According to the Global Missing Children's Network, an estimated 96,000 children go missing in India every year. Many are never found, getting carried away like chaff in the wind. Therefore, when one of them found his way home 25 years later with the aid of Google Earth, the story made headlines around the world. A Long Way Home gives a true-life account of this inspirational journey. It is not only a long and convoluted quest across continents and cultures, but also a road winding through poignant memories, painful losses and profound kindness.
This extraordinary story begins in the most non-descript of places—a one-room shack in a dusty village in central India. Sitting on the cowpat-and-mud floor is a five-year-old boy who will soon be lost. His name is Sheru, the Hindu word for lion, but he will later mispronounce his own name as Saroo and keep it to this day. While his mother and brothers are away working or foraging for food, Saroo is the protector and provider of his baby sister. As much as he loves her, he longs to be out in the world with his brothers. At the moment, he is begging his 14-year-old brother, Guddu, to take him along to the railway station where Guddu does odd jobs. His brother finally gives in. As Guddu's bicycle speeds through the night, Saroo is laughing happily, unaware that his life is going to take a fateful turn.
By the time they get to the station, Saroo is exhausted. “Just sit down and don't move. I'll come back in a little while and we can find somewhere to sleep the night.” These are the last words Saroo has ever heard from his brother.
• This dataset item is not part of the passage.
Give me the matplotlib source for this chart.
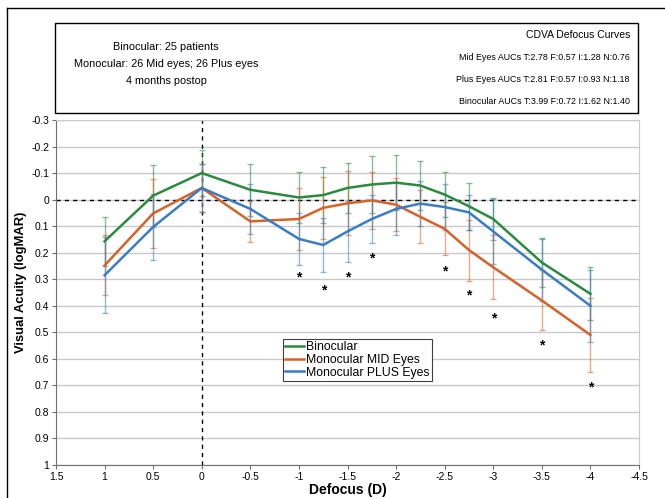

When Saroo wakes up from a nap, he discovers that he is alone. In a blind panic, he hops on an empty train to search for his brother. Many hours later, Saroo is spat out in Calcutta (now Kolkata)—one of the most populated and unforgiving cities on earth—alone, penniless, terrified and unable to speak the local language. For weeks he lives on the streets, surviving on his instincts and whatever scraps of food he can find. Begging and scavenging is the easy part, which, after all, is not very different from the way he has lived back home. It is the homesickness that is the hardest to bear. At night he will cry to himself, “Where are you, Guddu? Please help me. Take me away from this place. I want to be with you and everyone else.” He sneaks aboard several trains departing from Calcutta, hoping one might take him back to his family. He has no luck. Eventually, he lands in a benevolent orphanage where he is adopted by Sue and John Brierley, an Australian couple in Tasmania; thus ending the first chapter of his remarkable odyssey.
Saroo is lovingly brought up by the Brierleys, and he flourishes, growing from the scared little boy into a robust and confident Aussie. But the astounding narrative does not end there, for Saroo never gives up hope of returning to his Indian family. He clings to his childhood memories, rehashing them in his mind in case he ever gets the chance to trace his footsteps. With the advent of Google Earth, Saroo embarks on a virtual journey of his hometown. For five long years, he examines every route out of Calcutta closely, poring over satellite images of the country for landmarks he recognises. At last, fate smiles on him. One day, he miraculously finds what he has been looking for.
The book culminates as Saroo reunites with his siblings, who are now married with children, and most of all, his mother. However, Guddu, the eldest brother whom he looked up to the most as a child, was found dead on railway tracks the very same day that he got lost. Though some questions remain unanswered, Saroo can finally lay the spectre of his painful memory to rest. At the end of his quest, he is able to make peace with his past and re-establish his self-identity. “I am not conflicted about who I am or where to call home,” he says. “I now have two families, not two identities. I am Saroo Brierley.”
Inspiring as the perseverance of Saroo is, equally admirable are the two mothers. Kamala, the mother who has given him birth, never moves from the neighbourhood where she lives, on the off chance that her son would find his way home one day. And Sue, the mother who has given him the second chance of life, has a special spirit. Her experience of growing up with a volatile father has led her to believe that “there was nothing sacrosanct about families formed only by birth parents”. She could have had her own children but she has chosen to adopt children in need from developing countries. Saroo says, “She and Dad thought the world had enough children born into it already, with many millions of them in dire need.”
Saroo's memoir prompts readers to ponder an intriguing question: What makes a family? Saroo's biological father deserted his pregnant wife and children for another woman and left them in hardship. Sue, Saroo's adoptive mother, endured a rough and bitter upbringing because of her father. Whereas the Brierleys, despite not having a blood relation with Saroo, have been nothing but supportive and caring, the best parents a child could hope for. It seems that blood might be thicker than water, but love is thicker than blood.